Role of estate taxes in succession planning
Estate taxes often come up when talking with business owners and other clients as they think about retirement and leaving the business. The sale of the business translates the owners’ biggest asset into cash. The dollars can be considerable and it follows that the taxes on the sale, and ultimately their estate, can likewise be substantial. Concerns about taxes are valid. Currently, the threshold for an estate tax is an estate value of $5.49 million for a single person. If married, the exemption amount of the first-to-die flows to the survivor so the total exemption is doubled to $10.98 million. Once the total estate value exceeds the respective levels, the tax rate of up to 40% kicks into effect.
The estate tax was a hot topic throughout and after the election. In the past weeks, President Trump and the Republican Party announced that they were beginning to work on their new tax plan.
This news brought a client who we will call “Joe” to mind. Joe was very excited right after the election about the prospect of the estate tax being repealed. He was pumped and confident that the death of the estate tax was just a matter of time. He halted all conversations about the sale of his business until legislation was passed.
For Joe, the fact that the estate tax was (theoretically) going to be repealed took care of his succession planning needs. He didn’t worry about transitioning his ownership interests because it was just going to the kids anyways. Succession planning is only equated to tax planning in his mind. Now that taxes would be gone, the need to strategize about when and how to sell the business was simplified tremendously. The conversation was now stalled.
This is a classic case of the tail wagging the dog. Joe was missing the fact that there are other elements to consider and decisions to be made, including:
- What are your true bequeathing wishes? That is, if your entire estate were liquid and net of any tax obligation, how would you like it distributed among your children and/or other heirs?
- Who should (and should not) inherit the business? What’s fair? What makes sense for the family? For the business?
- If there are multiple children, should the allocation of the business interests be equal?
- If yes, do all the children want to be shareholders? Does this create other issues or unintended consequences?
- If the business interests are not divided equally, how will they be allocated? What rationale supports this approach?
- How will the other non-business assets be distributed?
- Are there sufficient assets outside the business to allow for an equitable estate distribution to all the children? (Admittedly, this assumes you want it to be an equal split.)
- Is this articulated in the owner’s last will and testament, and supported by a current buy-sell agreement?

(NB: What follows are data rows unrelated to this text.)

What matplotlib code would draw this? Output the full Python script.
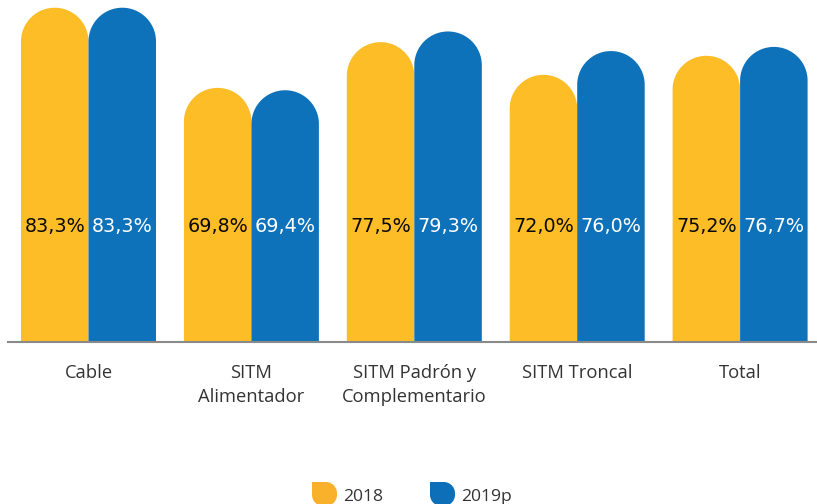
import numpy as np
import matplotlib
matplotlib.use("Agg")
import matplotlib.pyplot as plt
from matplotlib.patches import Polygon

categories = ["Cable", "SITM\nAlimentador", "SITM Padrón y\nComplementario", "SITM Troncal", "Total"]
series_names = ["2018", "2019p"]
values_2018 = [83.3, 69.8, 77.5, 72.0, 75.2]
values_2019 = [83.3, 69.4, 79.3, 76.0, 76.7]
labels_2018 = ["83,3%", "69,8%", "77,5%", "72,0%", "75,2%"]
labels_2019 = ["83,3%", "69,4%", "79,3%", "76,0%", "76,7%"]

YELLOW = "#FDBD27"
BLUE = "#0D72BA"
FONT = ["Open Sans", "DejaVu Sans"]
plt.rcParams["font.family"] = FONT

W, H = 817, 504
fig = plt.figure(figsize=(W / 100, H / 100), dpi=100)
ax_left, ax_right = 8, 817
base_px = 342
top_px = 0
ax = fig.add_axes([ax_left / W, (H - base_px) / H, (ax_right - ax_left) / W, (base_px - top_px) / H])
ymin, ymax = 27.0, 84.6
spacing_px = 162.9
xmin = -(88.5 - ax_left) / spacing_px
xmax = (ax_right - 88.5) / spacing_px
ax.set_xlim(xmin, xmax)
ax.set_ylim(ymin, ymax)
ax.axis("off")

px_per_x = (ax_right - ax_left) / (xmax - xmin)
px_per_y = (base_px - top_px) / (ymax - ymin)
bw = 67.5 / px_per_x
rx = bw / 2
ry = (67.5 / 2) / px_per_y


def rounded_bar(x0, v, color):
    xc = x0 + rx
    t = np.linspace(np.pi, 0, 80)
    arc_x = xc + rx * np.cos(t)
    arc_y = (v - ry) + ry * np.sin(t)
    xs = np.concatenate([[x0], arc_x, [x0 + bw]])
    ys = np.concatenate([[ymin - 1], arc_y, [ymin - 1]])
    ax.add_patch(Polygon(np.column_stack([xs, ys]), closed=True, facecolor=color,
                         edgecolor="none", clip_on=True))


x = np.arange(len(categories))
label_y = ymin + (base_px - 226) / px_per_y
for i in x:
    rounded_bar(i - bw, values_2018[i], YELLOW)
    rounded_bar(i, values_2019[i], BLUE)
    ax.text(i - bw / 2, label_y, labels_2018[i], ha="center", va="center",
            fontsize=13.8, color="#0a0a0a", family=["DejaVu Sans"])
    ax.text(i + bw / 2, label_y, labels_2019[i], ha="center", va="center",
            fontsize=13.8, color="white", family=["DejaVu Sans"])

# baseline
ax.plot([xmin, xmax], [ymin, ymin], color="#8a8a8a", lw=1.5, clip_on=False, zorder=5)

# category labels
line_baselines = [378.5, 402]
for i, c in enumerate(categories):
    fx = (ax_left + (i - xmin) * px_per_x) / W
    for j, line in enumerate(c.split("\n")):
        fig.text(fx, 1 - line_baselines[j] / H, line, ha="center", va="baseline",
                 fontsize=13.2, color="#333333")


def legend_marker_px(x0, ytop, w, h, color):
    r = w * 0.45
    pts = [(x0, ytop)]
    t = np.linspace(np.pi / 2, 0, 20)
    pts += [(x0 + w - r + r * np.cos(a), ytop + r - r * np.sin(a)) for a in t]
    t = np.linspace(0, -np.pi / 2, 20)
    pts += [(x0 + w - r + r * np.cos(a), ytop + h - r - r * np.sin(a)) for a in t]
    t = np.linspace(-np.pi / 2, -np.pi, 20)
    pts += [(x0 + r + r * np.cos(a), ytop + h - r - r * np.sin(a)) for a in t]
    pts = [(px / W, 1 - py / H) for px, py in pts]
    fig.patches.append(Polygon(pts, closed=True, transform=fig.transFigure,
                               facecolor=color, edgecolor="none", figure=fig))


legend_colors = ["#F9B02B", "#0C6FB8"]
legend_x = [312, 430]
for name, col, lx in zip(series_names, legend_colors, legend_x):
    legend_marker_px(lx, 482, 25, 24, col)
    fig.text((lx + 31) / W, 1 - 501 / H, name, ha="left", va="baseline",
             fontsize=12.6, color="#333333")

fig.savefig("out.png", dpi=100)
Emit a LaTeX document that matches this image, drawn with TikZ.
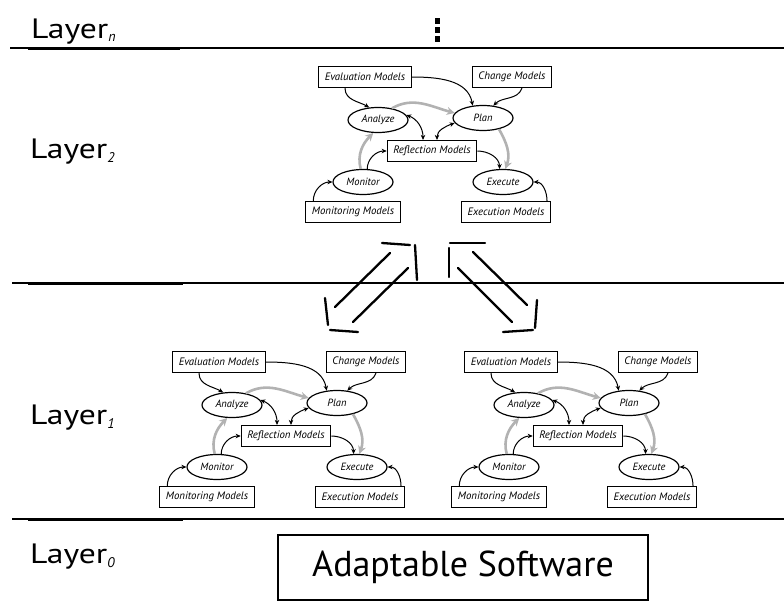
\documentclass[tikz,border=0pt]{standalone}
\usepackage{fontspec}
\setmainfont{PT Sans}
\usetikzlibrary{shapes.geometric,arrows.meta}

\definecolor{loopgray}{RGB}{178,178,178}

\newcommand\layersub[1]{\raisebox{-4pt}{\fontsize{14}{14}\selectfont\itshape #1}}
\newcommand\layername[1]{\scalebox{1.2}[1]{Layer}\layersub{#1}}

\tikzset{
  mbox/.style={draw, line width=1.2pt, inner xsep=6pt, inner ysep=0pt,
    minimum height=21pt, font=\fontsize{10.8}{12}\selectfont\itshape},
  phase/.style={draw, ellipse, line width=1.2pt, minimum width=60pt,
    minimum height=25pt, inner sep=0pt, font=\fontsize{10.5}{12}\selectfont\itshape},
  blk/.style={-{Stealth[length=5pt,width=4.5pt]}, line width=1pt},
  blkboth/.style={{Stealth[length=5pt,width=4.5pt]}-{Stealth[length=5pt,width=4.5pt]}, line width=1pt},
  gry/.style={-{Stealth[length=8pt,width=8pt]}, line width=2.6pt, draw=loopgray},
  layerline/.style={line width=1.5pt},
  layerextra/.style={line width=0.9pt},
  layerlbl/.style={anchor=base west, inner sep=0pt, font=\fontsize{28}{32}\selectfont},
  between/.style={line width=2.3pt, line cap=round},
  % one MAPE-K feedback loop, origin at the centre of Reflection Models
  mapek/.pic={
    \node[mbox]  (-refl)    at (0,0)      {Reflection Models};
    \node[mbox]  (-eval)    at (-67,-74)  {Evaluation Models};
    \node[mbox]  (-change)  at (80,-74)   {Change Models};
    \node[phase] (-analyze) at (-54,-31)  {Analyze};
    \node[phase] (-plan)    at (51,-33)   {Plan};
    \node[phase] (-monitor) at (-69,31)   {Monitor};
    \node[phase] (-execute) at (71,31)    {Execute};
    \node[mbox]  (-monmod)  at (-79,61)   {Monitoring Models};
    \node[mbox]  (-exemod)  at (74,61)    {Execution Models};
    % loop flow
    \draw[gry] (-monitor.100) to[out=105,in=-135] (-analyze.-110);
    \draw[gry] (-analyze.40) to[out=30,in=165] (-plan.170);
    \draw[gry] (-plan.-35) to[out=-60,in=70] (-execute.80);
    % knowledge access
    \draw[blk] ([xshift=-20pt]-eval.south) to[out=-90,in=150] (-analyze.125);
    \draw[blk] (-eval.east) to[out=0,in=100] (-plan.130);
    \draw[blk] ([xshift=10pt]-change.south) to[out=-110,in=45] (-plan.50);
    \draw[blkboth] (-analyze.10) to[out=-20,in=90] ([xshift=-9pt]-refl.north);
    \draw[blkboth] (-plan.190) to[out=200,in=90] ([xshift=5pt]-refl.north);
    \draw[blk] (-monitor.72) to[out=90,in=180] (-refl.west);
    \draw[blk] (-refl.east) to[out=0,in=90] (-execute.105);
    \draw[blk] ([xshift=8pt]-monmod.north west) to[out=90,in=180] (-monitor.west);
    \draw[blk] ([xshift=-4pt]-exemod.north east) to[out=90,in=0] (-execute.east);
  }
}

\begin{document}
\begin{tikzpicture}[x=1pt,y=-1pt]
\useasboundingbox (0,0) rectangle (784,602);

% layer separators
\draw[layerline] (10,48) -- (784,48);
\draw[layerextra] (28,49.5) -- (180,49.5);
\draw[layerline] (12,283) -- (784,283);
\draw[layerextra] (28,284.5) -- (183,284.5);
\draw[layerline] (12,519) -- (784,519);
\draw[layerextra] (28,520.5) -- (183,520.5);

% layer names
\node[layerlbl] (ln) at (31,38)  {\layername{n}};
\node[layerlbl] (l2) at (30,158) {\layername{2}};
\node[layerlbl] (l1) at (30,424) {\layername{1}};
\node[layerlbl] (l0) at (30,563) {\layername{0}};

% vertical ellipsis
\fill (435,18) rectangle (440,24);
\fill (435,27) rectangle (440,33);
\fill (435,36) rectangle (440,42);

% feedback loops
\pic (top)   at (432,151) {mapek};
\pic (left)  at (286,436) {mapek};
\pic (right) at (578,436) {mapek};

% managed system
\node[draw, line width=1.8pt, minimum width=370pt, minimum height=65pt,
      font=\fontsize{36}{40}\selectfont] (sw) at (463,567.5) {Adaptable Software};
\draw[line width=1.4pt] ([xshift=20pt,yshift=-1.5pt]sw.north west) -- ([xshift=-135pt,yshift=-1.5pt]sw.north east);

% two-way links between layer 2 and layer 1
\coordinate (lhi) at (416,243);
\coordinate (llo) at (326,332);
\draw[between] ([shift={(-34,0)}]lhi) -- ([shift={(-6,2)}]lhi);
\draw[between] ([shift={(-1,2)}]lhi) -- ([shift={(1,37)}]lhi);
\draw[between] ([shift={(-1,-34)}]llo) -- ([shift={(2,-7)}]llo);
\draw[between] ([shift={(4,-2)}]llo) -- ([shift={(32,0)}]llo);
\draw[between] ([shift={(-26,10)}]lhi) -- ([shift={(9,-25)}]llo);
\draw[between] ([shift={(-8,25)}]lhi) -- ([shift={(27,-10)}]llo);

\coordinate (rhi) at (449,242);
\coordinate (rlo) at (537,332);
\draw[between] ([shift={(1,1)}]rhi) -- ([shift={(36,1)}]rhi);
\draw[between] ([shift={(0,6)}]rhi) -- ([shift={(0,35)}]rhi);
\draw[between] ([shift={(0,-32)}]rlo) -- ([shift={(-2,-4)}]rlo);
\draw[between] ([shift={(-34,0)}]rlo) -- ([shift={(-4,-2)}]rlo);
\draw[between] ([shift={(24,10)}]rhi) -- ([shift={(-10,-27)}]rlo);
\draw[between] ([shift={(9,26)}]rhi) -- ([shift={(-25,-10)}]rlo);
\end{tikzpicture}
\end{document}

- Can the business or the other shareholders come up with the money to pay out the estate?
- Is the business going to have to be sold to fund the liquidity to the estate?
- Is the business in an optimum condition to be sold should the estate or family want or need to? (Far too many are not.)
The list goes on.
Like the family we talked about in my last blog, Joe has multiple generations and interests involved in his company. They have different levels of participation, vastly different priorities, and potentially damaging dynamics.
Rather than considering and integrating the above issues into his plan and discussions with his family, Joe equates succession and estate planning with minimizing estate tax. In this regard Joe, who has otherwise built a great family and wealth for them, has failed his family in a colossal way. Taxes are important, but other things — like family — are more important.
For example, have you experienced the loss of a parent or watched a loved one navigate this loss? If yes, you’ve witnessed the impact that the directives of a will can have on a family. How assets are divided delivers a resounding message to the survivors in a family. It conveys a powerful message of love and care, or creates chaos, bickering, and unresolvable hurt.
Your loved ones deserve your careful planning. Taxes are only one small piece of the equation. That’s not to say that they should not be considered. They should be and your tax advisor should be in the loop on your plans. However, pushing off your succession and estate planning just because the tax law may change is not wise.
Words of advice: Don’t wait for Washington to act. It’s up to you to act and plan for the transition of your business and your wealth in a manner that conveys the legacy that is most important to you and your family. Plan with what you know today. Act and align your plans with what is important to you and what you want for your family. Factor in tax implications but don’t let taxes drive your decisions. If pigs take wing and the estate tax goes away, your plans can be updated. Really, Joe — I promise.